Gus Speth, Administrator, United Nations Development Programme

This text has been professionally transcribed. However, for timely distribution, it has not been edited or proofread against the tape.


MARY GRAY DAVIDSON, producer: This is Common Ground.

GUS SPETH, Administrator, United Nations Development Programme: The 70% of the people in
absolute poverty are women, not 50%. Women need special initiatives to changing legal systems,
changing the status of women, own inheritance, and marriage, and a host of other things. Very
difficult social issues in many societies.

DAVIDSON: The UN’s campaign to eradicate poverty, on this edition of Common
Ground
.

Common Ground is a program on world affairs and the people who shape events. It’s produced
by the Stanley Foundation. I’m Mary Gray Davidson.

The United Nations has declared 1996 as the international year for the eradication of poverty.
The agency in charge of this lofty goal is the United Nations Development Programme. Gus Speth is
the top administrator of UNDP, and I asked him if completely eradicating poverty isn’t
unrealistic.

SPETH: Well, a great many countries have done it. Not too many, but some in the
developing world have. Malaysia, being very close. Indonesia has eliminated a great percentage of
its poverty. There are examples of countries that are not that wealthy, that have had very
equitable patterns of development, and seen their poverty levels decline dramatically.

We now have about a fifth of the people in the world in absolute poverty with incomes of less
than a dollar a day. There is no technological, human, institutional, or other barrier to
assisting those people through economic growth, through development cooperation, through people
centered actions to find their way out of poverty. And it can be done. It can be done within the
lifetimes of today’s children.

DAVIDSON: Now one-fifth of the world’s population lives in absolute poverty you said.
That’s actually an improvement though, isn’t it from previous times? Even in this century.

SPETH: Well, people are generally speaking, of course better off. There’s been fabulously
large amounts of economic growth in recent decades. But in the recent period the proportion of
people in poverty has held fairly constant. Because poverty is growing just about as fast as
population is.

DAVIDSON: And you obviously don’t buy the idea that the poor will always be with us.

SPETH: Well, there will be poor always with us. What we’re talking about in this
international year for the eradication of poverty and in our work at UNDP, is eliminating what
you would call large scale poverty or mass poverty. Where you have a fifth of humanity living in
total destitution. Obviously there will always be pockets of poverty, unless we change even more
dramatically than the changes that will be called for for eliminating mass poverty.

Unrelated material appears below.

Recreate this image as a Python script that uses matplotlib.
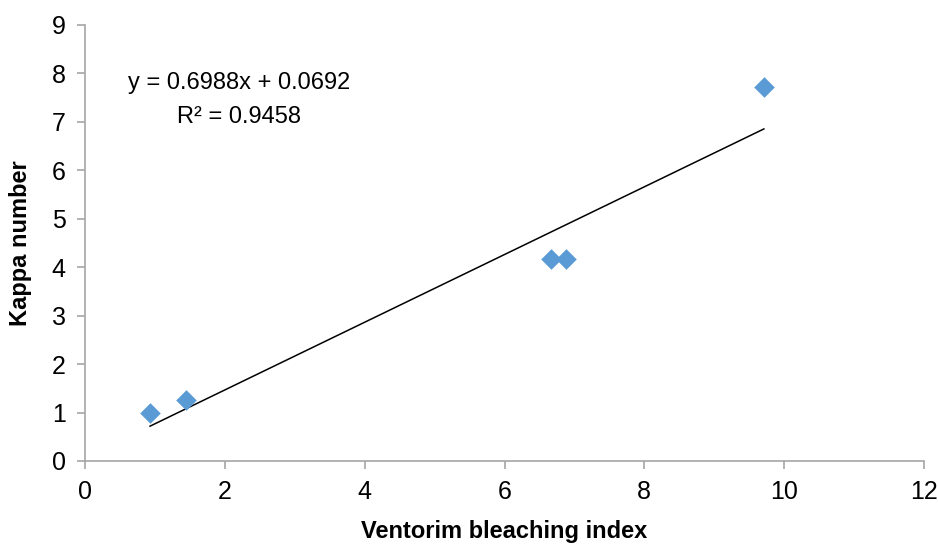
import numpy as np
import matplotlib.pyplot as plt

plt.rcParams['font.family'] = ['Liberation Sans', 'DejaVu Sans']

# data
bleaching_index = [0.93, 1.45, 6.66, 6.88, 9.71]
kappa = [0.99, 1.26, 4.17, 4.17, 7.71]
slope = 0.6988
intercept = 0.0692
r2 = 0.9458

fig = plt.figure(figsize=(9.38, 5.48), dpi=100)
ax = fig.add_axes([85/938, 1 - 461/548, (924 - 85)/938, (461 - 25)/548])

ax.scatter(bleaching_index, kappa, marker='D', s=110, color='#5B9BD5', zorder=3, linewidths=0)

# linear trendline
xs = np.array([min(bleaching_index), max(bleaching_index)])
ax.plot(xs, slope * xs + intercept, color='black', lw=1.1, zorder=2)

ax.text(2.2, 7.8, 'y = %.4fx + %.4f' % (slope, intercept), ha='center', va='center', fontsize=17)
ax.text(2.2, 7.1, 'R² = %.4f' % r2, ha='center', va='center', fontsize=17)

ax.set_xlim(0, 12)
ax.set_ylim(0, 9)
ax.set_xticks(range(0, 13, 2))
ax.set_yticks(range(0, 10))
for s in ['top', 'right']:
    ax.spines[s].set_visible(False)
for s in ['left', 'bottom']:
    ax.spines[s].set_color('#A6A6A6')
    ax.spines[s].set_linewidth(1.2)
ax.tick_params(axis='both', color='#A6A6A6', length=6, width=1.2, labelsize=18, pad=8)

ax.set_xlabel('Ventorim bleaching index', fontsize=17, fontweight='bold', labelpad=11)
ax.set_ylabel('Kappa number', fontsize=17, fontweight='bold', labelpad=14)

fig.savefig('out.png', dpi=100)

DAVIDSON: Now, eliminating poverty has always been the United Nations Development
Programme’s goal, has it not?

SPETH: Yes, its been our top priority since 1990 actually, when we had a sort of
reprioritization of our objectives. But we now have elevated it to be the central theme, the main
objective, and we’re allocating now 90% of our main resources to countries with incomes of less
than $750 per capita. And 60% of our resources to countries with incomes of less than $350 per
capita, on the average. So we’re extraordinary skewed in our allocations towards the poorest
countries.

DAVIDSON: Now how do you wade through all the complex factors that combined lead to
poverty in order to create a plan of attack. And here in the US we tend to think of terms of job
creation to eliminate poverty. But is that a rather simplistic way of looking at poverty
worldwide, that it’s just a matter of creating more jobs?

SPETH: Creating more jobs would certainly help. We see a five-pronged approach. First,
basic social services. We have got to have a global commitment to education of children and
particularly women. And we have got to have basic health care services. And there’s basic social
services that have got to be provided. And the UN has been very strong in this and very active in
this area. It’s probably the most successful area of the UN’s work.

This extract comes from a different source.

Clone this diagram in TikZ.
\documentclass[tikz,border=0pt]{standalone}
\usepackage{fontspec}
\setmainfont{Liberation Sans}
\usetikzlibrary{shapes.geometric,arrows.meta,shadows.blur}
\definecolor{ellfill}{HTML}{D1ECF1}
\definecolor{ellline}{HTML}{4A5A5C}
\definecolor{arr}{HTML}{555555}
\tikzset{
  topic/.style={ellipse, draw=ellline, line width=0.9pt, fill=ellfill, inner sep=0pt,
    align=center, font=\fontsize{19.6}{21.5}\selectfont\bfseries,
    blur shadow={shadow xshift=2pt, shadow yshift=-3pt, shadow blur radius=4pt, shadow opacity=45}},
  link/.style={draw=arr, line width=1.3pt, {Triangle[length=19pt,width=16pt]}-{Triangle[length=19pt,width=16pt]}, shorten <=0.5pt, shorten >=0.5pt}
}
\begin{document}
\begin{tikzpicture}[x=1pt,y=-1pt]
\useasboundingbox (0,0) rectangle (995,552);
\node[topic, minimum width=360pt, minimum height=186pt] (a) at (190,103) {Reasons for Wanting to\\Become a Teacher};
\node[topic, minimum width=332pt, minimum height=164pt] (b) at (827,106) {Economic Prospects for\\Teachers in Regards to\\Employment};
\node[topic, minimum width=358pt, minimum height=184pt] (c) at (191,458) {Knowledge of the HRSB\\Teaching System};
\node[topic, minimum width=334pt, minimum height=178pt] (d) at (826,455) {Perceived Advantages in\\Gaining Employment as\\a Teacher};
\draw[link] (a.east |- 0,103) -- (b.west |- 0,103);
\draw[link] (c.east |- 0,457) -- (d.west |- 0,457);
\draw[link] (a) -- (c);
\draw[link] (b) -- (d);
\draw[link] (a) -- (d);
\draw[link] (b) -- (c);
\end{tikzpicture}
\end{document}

Secondly, sustainable livelihoods. We know a lot about how to help countries create programs that
do create jobs, that do provide livelihoods for the poor.

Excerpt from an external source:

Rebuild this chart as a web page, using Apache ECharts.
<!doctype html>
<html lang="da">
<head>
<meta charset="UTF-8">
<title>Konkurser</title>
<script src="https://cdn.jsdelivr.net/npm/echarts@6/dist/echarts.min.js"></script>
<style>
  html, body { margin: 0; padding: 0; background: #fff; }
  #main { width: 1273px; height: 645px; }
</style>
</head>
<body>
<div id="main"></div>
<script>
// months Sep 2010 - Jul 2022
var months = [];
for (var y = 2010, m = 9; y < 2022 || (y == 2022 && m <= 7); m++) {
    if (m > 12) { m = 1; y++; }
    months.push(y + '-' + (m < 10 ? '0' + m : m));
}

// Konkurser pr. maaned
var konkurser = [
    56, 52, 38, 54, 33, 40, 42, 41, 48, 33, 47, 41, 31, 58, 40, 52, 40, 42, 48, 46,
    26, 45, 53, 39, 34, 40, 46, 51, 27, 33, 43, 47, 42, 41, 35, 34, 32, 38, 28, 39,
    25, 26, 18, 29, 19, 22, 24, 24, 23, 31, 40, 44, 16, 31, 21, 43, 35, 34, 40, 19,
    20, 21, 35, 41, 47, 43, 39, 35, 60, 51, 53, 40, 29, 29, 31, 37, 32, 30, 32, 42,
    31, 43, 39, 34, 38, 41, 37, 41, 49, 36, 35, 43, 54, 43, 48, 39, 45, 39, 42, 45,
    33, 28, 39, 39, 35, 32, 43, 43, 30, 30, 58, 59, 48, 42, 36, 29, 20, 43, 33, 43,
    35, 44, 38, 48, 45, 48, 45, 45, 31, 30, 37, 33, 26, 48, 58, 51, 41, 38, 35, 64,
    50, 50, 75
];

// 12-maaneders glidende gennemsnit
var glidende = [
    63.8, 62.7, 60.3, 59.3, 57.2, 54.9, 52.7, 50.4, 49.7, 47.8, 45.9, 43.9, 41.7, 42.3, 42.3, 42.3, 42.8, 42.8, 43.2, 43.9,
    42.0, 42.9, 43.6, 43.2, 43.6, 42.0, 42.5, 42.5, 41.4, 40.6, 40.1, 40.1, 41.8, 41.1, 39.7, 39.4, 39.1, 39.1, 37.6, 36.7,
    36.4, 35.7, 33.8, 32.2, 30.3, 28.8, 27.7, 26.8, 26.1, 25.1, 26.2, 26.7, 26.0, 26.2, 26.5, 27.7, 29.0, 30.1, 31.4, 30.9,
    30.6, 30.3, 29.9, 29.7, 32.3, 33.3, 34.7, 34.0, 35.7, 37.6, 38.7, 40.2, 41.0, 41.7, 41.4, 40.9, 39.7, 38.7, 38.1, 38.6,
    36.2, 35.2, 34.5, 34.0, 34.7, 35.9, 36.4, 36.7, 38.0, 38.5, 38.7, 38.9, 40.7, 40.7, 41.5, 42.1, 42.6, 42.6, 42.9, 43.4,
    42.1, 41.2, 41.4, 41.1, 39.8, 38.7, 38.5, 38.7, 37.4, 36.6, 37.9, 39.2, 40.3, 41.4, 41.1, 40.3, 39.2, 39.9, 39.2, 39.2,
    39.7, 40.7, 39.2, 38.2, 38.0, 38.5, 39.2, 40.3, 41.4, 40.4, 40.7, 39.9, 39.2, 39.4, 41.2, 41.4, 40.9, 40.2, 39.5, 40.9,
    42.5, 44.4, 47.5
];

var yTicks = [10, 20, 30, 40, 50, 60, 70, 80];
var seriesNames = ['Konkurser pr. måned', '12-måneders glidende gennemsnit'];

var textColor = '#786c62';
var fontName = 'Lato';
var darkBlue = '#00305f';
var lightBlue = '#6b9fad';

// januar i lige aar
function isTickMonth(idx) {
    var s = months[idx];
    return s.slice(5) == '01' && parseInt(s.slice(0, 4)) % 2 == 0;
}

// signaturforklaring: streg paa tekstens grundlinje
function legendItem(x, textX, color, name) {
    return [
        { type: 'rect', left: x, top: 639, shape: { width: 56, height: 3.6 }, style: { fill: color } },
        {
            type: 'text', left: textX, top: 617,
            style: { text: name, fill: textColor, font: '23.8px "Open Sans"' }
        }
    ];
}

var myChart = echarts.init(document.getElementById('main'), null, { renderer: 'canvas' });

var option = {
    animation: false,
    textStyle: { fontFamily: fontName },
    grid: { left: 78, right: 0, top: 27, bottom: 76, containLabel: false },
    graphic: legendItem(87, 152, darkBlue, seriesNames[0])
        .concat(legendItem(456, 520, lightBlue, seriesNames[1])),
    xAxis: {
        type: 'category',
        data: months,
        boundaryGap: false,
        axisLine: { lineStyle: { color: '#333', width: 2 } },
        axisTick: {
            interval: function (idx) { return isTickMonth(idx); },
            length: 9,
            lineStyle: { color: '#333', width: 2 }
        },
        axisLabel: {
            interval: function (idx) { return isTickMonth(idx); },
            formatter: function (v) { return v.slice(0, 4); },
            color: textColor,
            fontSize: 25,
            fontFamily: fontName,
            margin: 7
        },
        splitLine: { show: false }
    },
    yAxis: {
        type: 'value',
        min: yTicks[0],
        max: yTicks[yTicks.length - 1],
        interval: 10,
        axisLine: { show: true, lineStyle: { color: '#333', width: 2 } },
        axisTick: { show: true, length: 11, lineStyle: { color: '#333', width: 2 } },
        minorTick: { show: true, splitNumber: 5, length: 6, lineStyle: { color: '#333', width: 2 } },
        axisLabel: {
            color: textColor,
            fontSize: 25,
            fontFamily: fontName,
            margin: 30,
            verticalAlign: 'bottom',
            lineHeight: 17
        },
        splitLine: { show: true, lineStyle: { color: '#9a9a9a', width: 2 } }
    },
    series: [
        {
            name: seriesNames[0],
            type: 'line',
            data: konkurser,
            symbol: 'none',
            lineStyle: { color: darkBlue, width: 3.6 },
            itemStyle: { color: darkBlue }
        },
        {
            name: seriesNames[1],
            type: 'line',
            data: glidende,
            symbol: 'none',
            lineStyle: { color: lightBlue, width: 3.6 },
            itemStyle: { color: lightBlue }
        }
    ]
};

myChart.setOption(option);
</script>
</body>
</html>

DAVIDSON: What do you mean, when you said sustainable livelihoods? You’re talking
environmentally—ones that will continue to exist?

SPETH: Well, it’s partly an environmental concept, but it’s also larger. Basically the
message is that it doesn’t do to create temporary types of livelihoods. You have to empower
people with skills, with credit, with access to productive assets. So they can take advantage of
other opportunities if their immediate job opportunity or income generating opportunity
disappears.

Thirdly, we need to focus on the resource base, the natural resource base that so many people
depend on. Particularly the poor. The environmental resources are deteriorating at alarming rates
throughout much of the developing world. Continues to do so in spite of all the talk.

DAVIDSON: And that destroys a lot of livelihoods.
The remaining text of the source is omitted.